start

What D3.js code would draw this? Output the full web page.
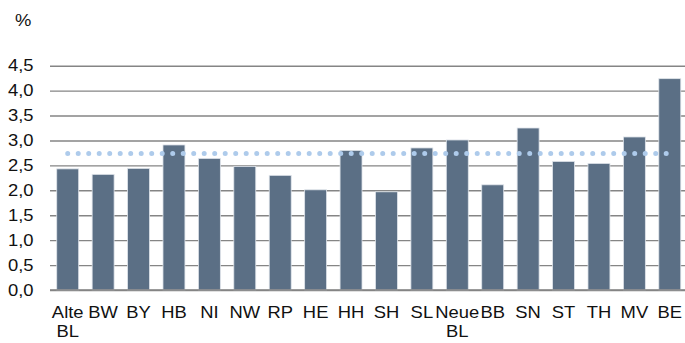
<!DOCTYPE html>
<html>
<head>
<meta charset="utf-8">
<script src="https://cdn.jsdelivr.net/npm/d3@7/dist/d3.min.js"></script>
<style>
  html, body { margin: 0; padding: 0; background: #fff; }
  svg { display: block; }
  text { font-family: "Liberation Sans", Arial, sans-serif; fill: #111; }
</style>
</head>
<body>
<svg id="chart" width="685" height="343"></svg>
<script>
// Länder categories (two-line labels are split on "\n")
const categories = ["Alte\nBL", "BW", "BY", "HB", "NI", "NW", "RP", "HE", "HH", "SH", "SL",
                    "Neue\nBL", "BB", "SN", "ST", "TH", "MV", "BE"];
// Values in percent
const values = [2.43, 2.32, 2.44, 2.91, 2.64, 2.48, 2.30, 2.01, 2.80, 1.97, 2.85,
                3.01, 2.11, 3.25, 2.58, 2.54, 3.07, 4.24];
// Germany-wide reference level (dotted line)
const average = 2.74;
// Y axis ticks
const yTicks = [0, 0.5, 1.0, 1.5, 2.0, 2.5, 3.0, 3.5, 4.0, 4.5];

const svg = d3.select("#chart");
const W = 685;
const plotLeft = 50, plotRight = 687.5, plotTop = 65.7, plotBottom = 290;
const fontSize = 16, stretch = 1.15;   // labels are set slightly wide

const x = d3.scaleBand()
  .domain(categories)
  .range([plotLeft, plotRight])
  .paddingInner(0.38)
  .paddingOuter(0.19);

const y = d3.scaleLinear()
  .domain([0, 4.5])
  .range([plotBottom, plotTop]);

const fmt = d => d3.format(".1f")(d).replace(".", ",");

// Horizontal gridlines
const grid = svg.append("g")
  .attr("transform", `translate(${plotLeft},0)`)
  .call(d3.axisLeft(y).tickValues(yTicks).tickSize(-(W - plotLeft)).tickFormat(""));
grid.select(".domain").remove();
grid.selectAll("line").attr("stroke", "#858585").attr("stroke-width", 1.4);

// Y tick labels
const yAxis = svg.append("g")
  .attr("transform", `translate(33.5,0)`)
  .call(d3.axisLeft(y).tickValues(yTicks).tickSize(0).tickPadding(0).tickFormat(fmt));
yAxis.select(".domain").remove();
yAxis.selectAll("text")
  .attr("x", null)
  .attr("transform", `scale(${stretch},1)`)
  .attr("font-size", fontSize)
  .attr("fill", "#111")
  .style("font-family", "'Liberation Sans', Arial, sans-serif");

// Unit label
svg.append("text")
  .attr("transform", `translate(15,25.5) scale(${stretch},1)`)
  .attr("font-size", fontSize)
  .text("%");

// Bars
svg.append("g")
  .selectAll("rect")
  .data(values)
  .join("rect")
  .attr("x", (d, i) => x(categories[i]))
  .attr("width", x.bandwidth())
  .attr("y", d => y(d))
  .attr("height", d => y(0) - y(d))
  .attr("fill", "#5b6f85")
  .attr("stroke", "#dfe4ea")
  .attr("stroke-width", 0.8);

// Baseline
svg.append("line")
  .attr("x1", plotLeft).attr("x2", W)
  .attr("y1", y(0)).attr("y2", y(0))
  .attr("stroke", "#858585")
  .attr("stroke-width", 1.4);

// Dotted average line
const first = categories[0], last = categories[categories.length - 1];
svg.append("line")
  .attr("x1", x(first) + x.bandwidth() / 2)
  .attr("x2", x(last) + x.bandwidth() / 2)
  .attr("y1", y(average))
  .attr("y2", y(average))
  .attr("stroke", "#aecbeb")
  .attr("stroke-width", 5)
  .attr("stroke-linecap", "round")
  .attr("stroke-dasharray", "0 10.5");

// X category labels
const xl = svg.append("g")
  .selectAll("text")
  .data(categories)
  .join("text")
  .attr("transform", d => `translate(${x(d) + x.bandwidth() / 2},318) scale(${stretch},1)`)
  .attr("text-anchor", "middle")
  .attr("font-size", fontSize);
xl.each(function(d) {
  const t = d3.select(this);
  d.split("\n").forEach((ln, k) => {
    t.append("tspan")
      .attr("x", 0)
      .attr("dy", k === 0 ? 0 : 19)
      .text(ln);
  });
});
</script>
</body>
</html>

end

— REQUIREMENT —
Copy each line above precisely, dropping the pictures.

— ANSWER FOR THIS EXERCISE —
What D3.js code would draw this? Output the full web page.
<!DOCTYPE html>
<html>
<head>
<meta charset="utf-8">
<script src="https://cdn.jsdelivr.net/npm/d3@7/dist/d3.min.js"></script>
<style>
  html, body { margin: 0; padding: 0; background: #fff; }
  svg { display: block; }
  text { font-family: "Liberation Sans", Arial, sans-serif; fill: #111; }
</style>
</head>
<body>
<svg id="chart" width="685" height="343"></svg>
<script>
// Länder categories (two-line labels are split on "\n")
const categories = ["Alte\nBL", "BW", "BY", "HB", "NI", "NW", "RP", "HE", "HH", "SH", "SL",
                    "Neue\nBL", "BB", "SN", "ST", "TH", "MV", "BE"];
// Values in percent
const values = [2.43, 2.32, 2.44, 2.91, 2.64, 2.48, 2.30, 2.01, 2.80, 1.97, 2.85,
                3.01, 2.11, 3.25, 2.58, 2.54, 3.07, 4.24];
// Germany-wide reference level (dotted line)
const average = 2.74;
// Y axis ticks
const yTicks = [0, 0.5, 1.0, 1.5, 2.0, 2.5, 3.0, 3.5, 4.0, 4.5];

const svg = d3.select("#chart");
const W = 685;
const plotLeft = 50, plotRight = 687.5, plotTop = 65.7, plotBottom = 290;
const fontSize = 16, stretch = 1.15;   // labels are set slightly wide

const x = d3.scaleBand()
  .domain(categories)
  .range([plotLeft, plotRight])
  .paddingInner(0.38)
  .paddingOuter(0.19);

const y = d3.scaleLinear()
  .domain([0, 4.5])
  .range([plotBottom, plotTop]);

const fmt = d => d3.format(".1f")(d).replace(".", ",");

// Horizontal gridlines
const grid = svg.append("g")
  .attr("transform", `translate(${plotLeft},0)`)
  .call(d3.axisLeft(y).tickValues(yTicks).tickSize(-(W - plotLeft)).tickFormat(""));
grid.select(".domain").remove();
grid.selectAll("line").attr("stroke", "#858585").attr("stroke-width", 1.4);

// Y tick labels
const yAxis = svg.append("g")
  .attr("transform", `translate(33.5,0)`)
  .call(d3.axisLeft(y).tickValues(yTicks).tickSize(0).tickPadding(0).tickFormat(fmt));
yAxis.select(".domain").remove();
yAxis.selectAll("text")
  .attr("x", null)
  .attr("transform", `scale(${stretch},1)`)
  .attr("font-size", fontSize)
  .attr("fill", "#111")
  .style("font-family", "'Liberation Sans', Arial, sans-serif");

// Unit label
svg.append("text")
  .attr("transform", `translate(15,25.5) scale(${stretch},1)`)
  .attr("font-size", fontSize)
  .text("%");

// Bars
svg.append("g")
  .selectAll("rect")
  .data(values)
  .join("rect")
  .attr("x", (d, i) => x(categories[i]))
  .attr("width", x.bandwidth())
  .attr("y", d => y(d))
  .attr("height", d => y(0) - y(d))
  .attr("fill", "#5b6f85")
  .attr("stroke", "#dfe4ea")
  .attr("stroke-width", 0.8);

// Baseline
svg.append("line")
  .attr("x1", plotLeft).attr("x2", W)
  .attr("y1", y(0)).attr("y2", y(0))
  .attr("stroke", "#858585")
  .attr("stroke-width", 1.4);

// Dotted average line
const first = categories[0], last = categories[categories.length - 1];
svg.append("line")
  .attr("x1", x(first) + x.bandwidth() / 2)
  .attr("x2", x(last) + x.bandwidth() / 2)
  .attr("y1", y(average))
  .attr("y2", y(average))
  .attr("stroke", "#aecbeb")
  .attr("stroke-width", 5)
  .attr("stroke-linecap", "round")
  .attr("stroke-dasharray", "0 10.5");

// X category labels
const xl = svg.append("g")
  .selectAll("text")
  .data(categories)
  .join("text")
  .attr("transform", d => `translate(${x(d) + x.bandwidth() / 2},318) scale(${stretch},1)`)
  .attr("text-anchor", "middle")
  .attr("font-size", fontSize);
xl.each(function(d) {
  const t = d3.select(this);
  d.split("\n").forEach((ln, k) => {
    t.append("tspan")
      .attr("x", 0)
      .attr("dy", k === 0 ? 0 : 19)
      .text(ln);
  });
});
</script>
</body>
</html>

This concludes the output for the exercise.